Bottom line:  Drastic times call for drastic measures. UK is expected to see it’s economy contract by 10% this year and has already seen an unimagined drop of 20% in the month of April itself. Although balancing this ambitious plan with ballooning government debt will be a tricky challenge.


  • Hinduja edition of Game of Thrones: The four Hinduja brothers, with business spread over 38 countries, are pitted in a 3-1 legal battle at a UK court. Main contention? The younger brothers are challenging patriarch Srichand and his daughter’s assertion that a letter from 2015 of agreeing to joint ownership of all assets stands invalid.
  • India covers up in the race for Covid vaccine: Bharat Biotech, in association with Indian Council of Medical Research (ICMR) and National Institute of Virology (NIV) is ready with Covaxin, the first Indian vaccine candidate to jump through the hoops of human trial testing.
  • Delhi-Mumbai rivalry for ambitious Plasma projects: This rivalry never gets old and on the subject of convalescent plasma therapy too, it might just get the best out of them. Yesterday, Maharashtra government announced Project Platina while Delhi settled for the more boring name of Plasma bank.
  • UTI AMC gets SEBI nod for IPO – In this drought of cheer in financial markets, UTI AMC bucked the trend by going ahead with their listing plans and crossing the hurdle of SEBI approval
  • Jio grows at the cost of Vodafone Idea: TRAI released the data of telecom subscribers as per operator, for the month ending Feb 29, 2020. Thanks to patchy network and fears of a total collapse, Vodafone Idea lost 34.67 Lakh subscribers in the month while Jio added almost double at 62.57 lakh subscribers.

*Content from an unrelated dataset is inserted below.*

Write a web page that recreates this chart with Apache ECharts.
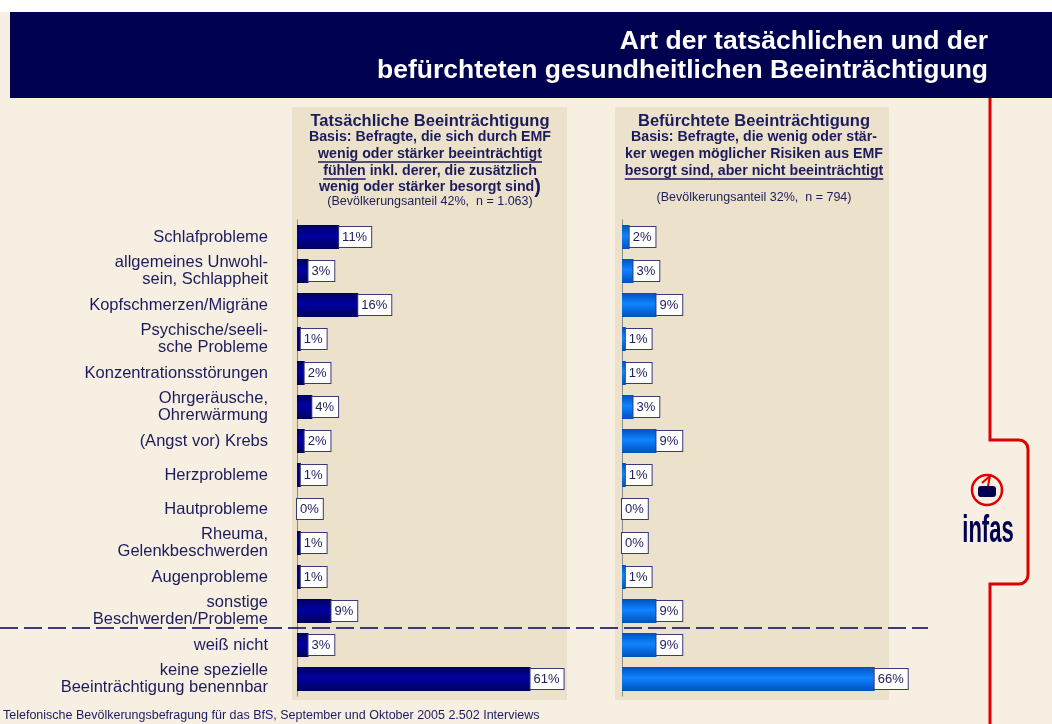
<!DOCTYPE html>
<html lang="de">
<head>
    <meta charset="UTF-8">
    <title>Art der tatsächlichen und der befürchteten gesundheitlichen Beeinträchtigung</title>
    <script src="https://cdn.jsdelivr.net/npm/echarts@6/dist/echarts.min.js"></script>
    <style>
        html, body { margin: 0; padding: 0; background: #f6efe2; }
    </style>
</head>
<body>
    <div id="main" style="width: 1052px;height: 724px"></div>
    <script type="text/javascript">
        // Daten
        var categories = [
            'Schlafprobleme',
            'allgemeines Unwohl-\nsein, Schlappheit',
            'Kopfschmerzen/Migräne',
            'Psychische/seeli-\nsche Probleme',
            'Konzentrationsstörungen',
            'Ohrgeräusche,\nOhrerwärmung',
            '(Angst vor) Krebs',
            'Herzprobleme',
            'Hautprobleme',
            'Rheuma,\nGelenkbeschwerden',
            'Augenprobleme',
            'sonstige\nBeschwerden/Probleme',
            'weiß nicht',
            'keine spezielle\nBeeinträchtigung benennbar'
        ];
        var tatsaechlich = [11, 3, 16, 1, 2, 4, 2, 1, 0, 1, 1, 9, 3, 61];
        var befuerchtet = [2, 3, 9, 1, 1, 3, 9, 1, 0, 0, 1, 9, 9, 66];

        var titleLines = ['Art der tatsächlichen und der', 'befürchteten gesundheitlichen Beeinträchtigung'];
        var footnote = 'Telefonische Bevölkerungsbefragung für das BfS, September und Oktober 2005 2.502 Interviews';

        var navy = '#1c1c5c';
        var red = '#dd0000';
        var font = '"Liberation Sans", Arial, sans-serif';

        // Textbreite messen (für Unterstreichungen)
        var ctx = document.createElement('canvas').getContext('2d');
        function textW(txt, size, bold) {
            ctx.font = (bold ? 'bold ' : '') + size + 'px ' + font;
            return ctx.measureText(txt).width;
        }

        function gradient(edge, mid) {
            return new echarts.graphic.LinearGradient(0, 0, 0, 1, [
                { offset: 0, color: edge },
                { offset: 0.45, color: mid },
                { offset: 1, color: edge }
            ]);
        }

        var barLabel = {
            show: true,
            position: 'right',
            distance: 0,
            formatter: '{c}%',
            color: '#22225e',
            fontFamily: font,
            fontSize: 13,
            backgroundColor: '#ffffff',
            borderColor: '#3a3a78',
            borderWidth: 1,
            padding: [3, 4, 3, 3],
            lineHeight: 14
        };

        // Kopftexte der Panels
        var leftCx = 430, rightCx = 754;
        var hSize = 16.5, bSize = 14.2, sSize = 12.5;
        function txt(x, y, s, size, bold, align) {
            return {
                type: 'text', x: x, y: y, silent: true,
                style: {
                    text: s, fill: navy, fontFamily: font, fontSize: size,
                    fontWeight: bold ? 'bold' : 'normal',
                    align: align || 'center', verticalAlign: 'middle'
                }
            };
        }
        function uline(x1, x2, y) {
            return {
                type: 'line', silent: true,
                shape: { x1: x1, y1: y, x2: x2, y2: y },
                style: { stroke: navy, lineWidth: 1.3 }
            };
        }
        function redLine(points) {
            return {
                type: 'polyline', silent: true,
                shape: { points: points },
                style: { stroke: red, lineWidth: 3, fill: null }
            };
        }
        function redArc(cx, cy, a0, a1) {
            return {
                type: 'arc', silent: true,
                shape: { cx: cx, cy: cy, r: 9, startAngle: a0, endAngle: a1, clockwise: true },
                style: { stroke: red, lineWidth: 3, fill: null }
            };
        }

        var l3 = 'wenig oder stärker beeinträchtigt';
        var l4 = 'fühlen inkl. derer, die zusätzlich';
        var r4 = 'besorgt sind, aber nicht beeinträchtigt';
        var w3 = textW(l3, bSize, true), w4 = textW(l4, bSize, true), w4a = textW('fühlen', bSize, true);
        var wr4 = textW(r4, bSize, true);

        var graphics = [
            // Kopfband
            { type: 'rect', silent: true, shape: { x: 0, y: 0, width: 1052, height: 12 }, style: { fill: '#ffffff' } },
            { type: 'rect', silent: true, shape: { x: 10, y: 12, width: 1042, height: 86 }, style: { fill: '#000050' } },
            {
                type: 'text', silent: true, x: 988, y: 42,
                style: { text: titleLines[0], fill: '#ffffff', fontFamily: font, fontSize: 26.5, fontWeight: 'bold', align: 'right', verticalAlign: 'middle' }
            },
            {
                type: 'text', silent: true, x: 988, y: 71,
                style: { text: titleLines[1], fill: '#ffffff', fontFamily: font, fontSize: 26.5, fontWeight: 'bold', align: 'right', verticalAlign: 'middle' }
            },
            // Panels
            { type: 'rect', silent: true, z: -10, shape: { x: 292, y: 107, width: 275, height: 593 }, style: { fill: '#ece2cc' } },
            { type: 'rect', silent: true, z: -10, shape: { x: 615, y: 107, width: 274, height: 593 }, style: { fill: '#ece2cc' } },
            // linker Kopf
            txt(leftCx, 121, 'Tatsächliche Beeinträchtigung', hSize, true),
            txt(leftCx, 137, 'Basis: Befragte, die sich durch EMF', bSize, true),
            txt(leftCx, 154, l3, bSize, true),
            uline(leftCx - w3 / 2, leftCx + w3 / 2, 162),
            txt(leftCx, 171, l4, bSize, true),
            uline(leftCx - w4 / 2, leftCx - w4 / 2 + w4a, 179),
            {
                type: 'text', silent: true, x: leftCx, y: 187,
                style: {
                    text: '{a|wenig oder stärker besorgt sind}{b|)}',
                    align: 'center', verticalAlign: 'middle',
                    rich: {
                        a: { fill: navy, fontFamily: font, fontSize: bSize, fontWeight: 'bold' },
                        b: { fill: navy, fontFamily: font, fontSize: 20, fontWeight: 'bold' }
                    }
                }
            },
            txt(leftCx, 202, '(Bevölkerungsanteil 42%,  n = 1.063)', sSize, false),
            // rechter Kopf
            txt(rightCx, 121, 'Befürchtete Beeinträchtigung', hSize, true),
            txt(rightCx, 137, 'Basis: Befragte, die wenig oder stär-', bSize, true),
            txt(rightCx, 154, 'ker wegen möglicher Risiken aus EMF', bSize, true),
            txt(rightCx, 171, r4, bSize, true),
            uline(rightCx - wr4 / 2, rightCx + wr4 / 2, 179),
            txt(rightCx, 198, '(Bevölkerungsanteil 32%,  n = 794)', sSize, false),
            // Fußnote
            txt(3, 716, footnote, sSize, false, 'left'),
            // rote Linie mit Klammer
            redLine([[990, 98], [990, 440], [1019, 440]]),
            redArc(1019, 449, -Math.PI / 2, 0),
            redLine([[1028, 449], [1028, 575]]),
            redArc(1019, 575, 0, Math.PI / 2),
            redLine([[1019, 584], [990, 584], [990, 724]]),
            // infas Logo
            {
                type: 'circle', silent: true,
                shape: { cx: 987, cy: 490, r: 15 },
                style: { stroke: red, lineWidth: 2.5, fill: null }
            },
            {
                type: 'rect', silent: true,
                shape: { x: 978, y: 486, width: 18, height: 11, r: 3 },
                style: { fill: '#000050' }
            },
            {
                type: 'polyline', silent: true,
                shape: { points: [[982, 483], [990, 476], [988, 486]] },
                style: { stroke: red, lineWidth: 2, fill: null }
            },
            {
                type: 'text', silent: true, x: 988, y: 532, scaleX: 0.58,
                style: { text: 'infas', fill: '#000050', fontFamily: font, fontSize: 38, fontWeight: 'bold', align: 'center', verticalAlign: 'middle' }
            }
        ];

        var myChart = echarts.init(document.getElementById('main'));

        var option = {
            animation: false,
            backgroundColor: '#f6efe2',
            grid: [
                { left: 297, width: 268, top: 220, height: 476 },
                { left: 622, width: 268, top: 220, height: 476 }
            ],
            xAxis: [
                { gridIndex: 0, type: 'value', min: 0, max: 70, show: false },
                { gridIndex: 1, type: 'value', min: 0, max: 70, show: false }
            ],
            yAxis: [
                {
                    gridIndex: 0, type: 'category', data: categories, inverse: true,
                    axisLine: { show: true, lineStyle: { color: '#8a8a8a', width: 1 } },
                    axisTick: { show: false },
                    axisLabel: {
                        margin: 29, color: navy, fontFamily: font, fontSize: 16.5,
                        lineHeight: 17.5, align: 'right'
                    }
                },
                {
                    gridIndex: 1, type: 'category', data: categories, inverse: true,
                    axisLine: { show: true, lineStyle: { color: '#8a8a8a', width: 1 } },
                    axisTick: { show: false },
                    axisLabel: { show: false }
                }
            ],
            series: [
                {
                    name: 'Tatsächliche Beeinträchtigung',
                    type: 'bar', xAxisIndex: 0, yAxisIndex: 0,
                    data: tatsaechlich, barWidth: 24,
                    itemStyle: { color: gradient('#00005e', '#0000a2') },
                    label: barLabel
                },
                {
                    name: 'Befürchtete Beeinträchtigung',
                    type: 'bar', xAxisIndex: 1, yAxisIndex: 1,
                    data: befuerchtet, barWidth: 24,
                    itemStyle: { color: gradient('#0052bd', '#1183ff') },
                    label: barLabel
                }
            ],
            graphic: graphics
        };
        myChart.setOption(option);

        // gestrichelte Trennlinie zwischen "sonstige" und "weiß nicht"
        var ya = myChart.convertToPixel({ yAxisIndex: 0 }, categories[11]);
        var yb = myChart.convertToPixel({ yAxisIndex: 0 }, categories[12]);
        var ySep = (ya + yb) / 2;
        graphics.push({
            type: 'line', silent: true, z: 10,
            shape: { x1: 0, y1: ySep, x2: 928, y2: ySep },
            style: { stroke: '#000060', lineWidth: 1.3, lineDash: [18, 6] }
        });
        myChart.setOption({ graphic: graphics });
    </script>
</body>
</html>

Markets remained subdued and retained their gentle rocking back and forth. Considering the situation we find ourselves in, that still seems far better than the stomach churning dips we have seen in the recent past.

Two major factors are assumed to be plaguing investors. One, the S&P report out on Friday paints a pretty darn gloomy picture for the Indian economy and the path to recovery. Impact of the report and it’s downgrading could be seen in the way investors gave the cold shoulder to Axis Bank and Bajaj Finance. Two, fears of rising cases globally and governmental inability to bring the virus under control also makes for jittery markets.


Russian roulette: The US is seeing an interesting time when it comes to political mud slinging. Not only are we having a corona level crisis on our hands, but the upcoming US elections gives the proceedings a different edge. A New York Times report is now creating a furore by claiming Russia secretly offered Afghan militants bounties to kill US troops. Whoever said Cold War is dead?